Today’s post is from Midge Birnie

Greetings from Kamwenge!

This morning we woke up lacking electricity. After scrambling around to locate our flashlights, we managed to get dressed, eat breakfast, and leave for church at KSVS by 8:30 am.

FPC Team dressed for church

We attended the worship service for the students and staff at KSVS. It was full of music, celebration and songs.

During the offering, people came forth not only with shillings, but produce and goods (avocados, sugar cane, candy, bananas, etc) as an expression of their offerings to God. Later in the service, these goods were auctioned off and converted into shillings. Someone purchased a sugar cane and presented it to Abby and Spencer as a gift.

Ugandan worshiper gives sugar cane to Abby and Spencer

The order of worship went by the Uganda Anglican format and was led by an Anglican priest from town. Spencer gave the sermon, which was well received by all. Two and a half hours later church ended, and, after a short break, we returned to watch an Easter Carol program presented by the primary school students. They did an excellent job – well disciplined, well rehearsed, and with lots of spirit!. Plenty of music, dancing, and Easter skits.

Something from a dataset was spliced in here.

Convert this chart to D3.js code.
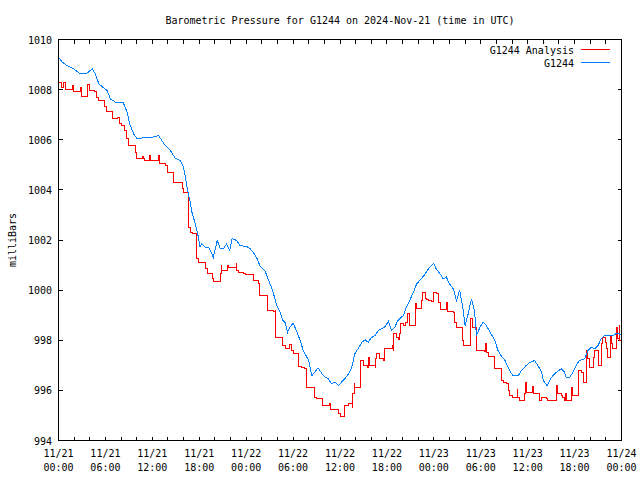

Easter skit by Kamwenge kids

Dancing in worship

Drumming accompanies singing and dancing

Singing Easter songs

Our stay here in Kamwenge has been on of much learning – lots of one-on-one with students, staff, and parents in the community. Rev. John has continued to promote, educate, and develop KSVS – in an effort to gradually change the lifestyles and dreams of the children and community. I, personally, have spent time with the soccer players, catering to their sprains and strains in preparation for the big game last Friday. The ladies who come with back and neck pain are more difficult to treat – but compassion and hands on approach is well received. They have a difficult life, with many children to care for, cooking, cleaning, laundry and gardening – all without running water, stoves, or electricity, just to name a few drawbacks.

Tonight we are able to kick back, have some time for devotions, and summarize our time spent thus far – and what we hope to accomplish in the coming week.  We have been blessed with warm sunshine and some exciting rain storms.